It’s not a very clear picture because of Getty Images wanting to establish their ownership. Here is a better one taken of the same person in the same place as a grown-up: so grown-up that he is Prime Minister.
If you have politically prococious offspring and want a photo like the top one there are two problems standing in your way.
First, the general public are no longer admitted to Downing Street. Suppose you are able to pull strings to fix a photo-shoot, the second problem is which door to stand outside. Both David Cameron and Theresa May chose to live in No. 11 Downing Street and their Chancellors reside at No 10. It’s not so inconvenient living above the wrong shop as you might imagine. The two buildings have internal access.
Do you remember Help, the second Beatles film? John, George, Paul and Ringo are dropped off in a street of terraced houses and each goes up the path to their own front door. When they go in it transpires that the doors open into one longish communal living room. I don’t suppose Downing Street is as 1960s chic.

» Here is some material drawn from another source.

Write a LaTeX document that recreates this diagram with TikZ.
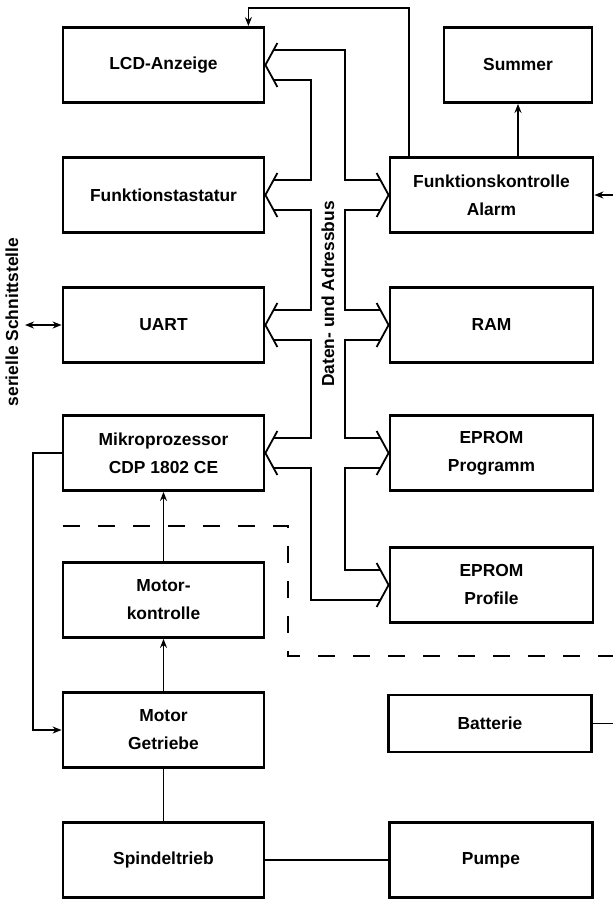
\documentclass[tikz,border=0pt]{standalone}
\usepackage{fontspec}
\setmainfont{Liberation Sans}
\usetikzlibrary{arrows.meta}

\begin{document}
\begin{tikzpicture}[x=0.5pt,y=-0.5pt,
  font=\fontsize{8.7}{14}\selectfont\bfseries,
  box/.style={draw,line width=1.4pt,inner sep=0pt,align=center,
              minimum width=100.5pt,minimum height=37.5pt},
  rbox/.style={box,minimum width=101.5pt},
  wire/.style={line width=0.9pt},
  >={Stealth[length=4.5pt,width=3.5pt]}]
  \useasboundingbox (0,0) rectangle (613,900);
  % left column
  \node[box] (lcd) at (163.5,65) {LCD-Anzeige};
  \node[box] (taste) at (163.5,195) {Funktionstastatur};
  \node[box] (uart) at (163.5,325) {UART};
  \node[box] (cpu) at (163.5,453) {Mikroprozessor\\CDP 1802 CE};
  \node[box] (motctl) at (163.5,600) {Motor-\\kontrolle};
  \node[box] (motor) at (163.5,730) {Motor\\Getriebe};
  \node[box] (spindel) at (163.5,860) {Spindeltrieb};
  % right column
  \node[box,minimum width=74pt] (summer) at (518,65) {Summer};
  \node[rbox] (alarm) at (491.5,195) {Funktionskontrolle\\Alarm};
  \node[rbox] (ram) at (491.5,325) {RAM};
  \node[rbox] (prog) at (491.5,453) {EPROM\\Programm};
  \node[rbox] (prof) at (491.5,585) {EPROM\\Profile};
  \node[rbox,minimum height=28.5pt] (batt) at (490,723.5) {Batterie};
  \node[rbox] (pumpe) at (491,860) {Pumpe};

  % data and address bus
  \coordinate (bl) at (311,0);
  \coordinate (br) at (345,0);
  \foreach \n in {lcd,taste,uart,cpu}
    \draw[wire] ([shift={(12,-22)}]\n.east) -- (\n.east) -- ([shift={(12,22)}]\n.east);
  \foreach \n in {alarm,ram,prog,prof}
    \draw[wire] ([shift={(-12,-22)}]\n.west) -- (\n.west) -- ([shift={(-12,22)}]\n.west);
  \foreach \a/\b in {lcd/taste,taste/uart,uart/cpu}
    \draw[wire] ([shift={(8.2,15)}]\a.east) -| ([shift={(0,-15)}]\b.east -| bl)
      -- ([shift={(8.2,-15)}]\b.east);
  \draw[wire] ([shift={(8.2,15)}]cpu.east) -| ([shift={(0,15)}]prof.west -| bl)
      -- ([shift={(-8.2,15)}]prof.west);
  \draw[wire] ([shift={(8.2,-15)}]lcd.east) -| ([shift={(0,-15)}]alarm.west -| br)
      -- ([shift={(-8.2,-15)}]alarm.west);
  \foreach \a/\b in {alarm/ram,ram/prog,prog/prof}
    \draw[wire] ([shift={(-8.2,15)}]\a.west) -| ([shift={(0,-15)}]\b.west -| br)
      -- ([shift={(-8.2,-15)}]\b.west);
  \node[rotate=90] (busname) at (328,294) {Daten- und Adressbus};

  % dashed boundary
  \draw[line width=1.1pt,dash pattern=on 8.5pt off 9pt]
    (63,526) -- (288,526) -- (288,656) -- (613,656);

  % other links
  \draw[wire,->] ([shift={(20,0)}]alarm.north west) -- ++(0,-148)
    -| ([shift={(-17,0)}]lcd.north east);
  \draw[wire,->] (alarm.north -| summer.south) -- (summer.south);
  \draw[wire,->] (motctl.north) -- (cpu.south);
  \draw[wire,->] (motor.north) -- (motctl.south);
  \draw[wire,->] (cpu.west) -- ++(-29,0) |- (motor.west);
  \draw[wire] (motor.south) -- (spindel.north);
  \draw[wire] (spindel.east) -- (pumpe.west);
  \coordinate (serial) at (25,325);
  \draw[wire,<->] (serial) -- (uart.west);
  \node[rotate=90] (serlabel) at (12,322) {serielle Schnittstelle};
  \coordinate (alarmin) at (613,195);
  \draw[wire,->] (alarmin) -- (alarm.east);
  \coordinate (battout) at (613,723.5);
  \draw[wire] (batt.east) -- (battout);
\end{tikzpicture}
\end{document}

The Prime Minister has always, in my time anyway, ended up living at Chequers at weekends. Some started by trying to have family weekends at their own homes but they quickly found that they have too heavy a weekend workload to switch off completely. At Chequers they can mix their official duties with some semblance of family life. Angela Merkel was at a birthday party at Chequers for one of the Cameron children. Another time the Queen came to visit the Camerons. It wasn’t her first visit.
Dorneywood has been used recently by Chancellors of the Exchequer but this arrangement is flexible. When John Prescott was Deputy Prime Minister he lived there. One mid-week afternoon, to relax a little from his heavy workload, he took to the croquet lawn. It was unfortunate that there was one of the long-lens brigade in the shrubbery and the picture gave the wholly unwarranted impression that the deputy PM was skiving.
And then there is Chevening, for the use of the Foreign Secretary but now it is multiple-occupancy: Boris Johnson, David Davis and Liam Fox are sharing. Architecturally it is magnificent.
They shouldn’t complain about sharing. Boris can use the palatial No 1 Carlton Gardens as his London residence and at least they all got seats around the Cabinet table. Theresa May’s first game of Musical Chairs as PM left eleven ministers with nowhere to sit, crying Help! Well, they were first in the Sack Race.
The Home Secretary must have an official London residence, I suppose, though I can’t recollect.
There is no specific “grace and favour” residence for the Home Secretary. I think Willie Whitelaw lived in his own mews house near Gloucester Road. Other Home Secretaries may have been given g & f homes on an ad hoc basis.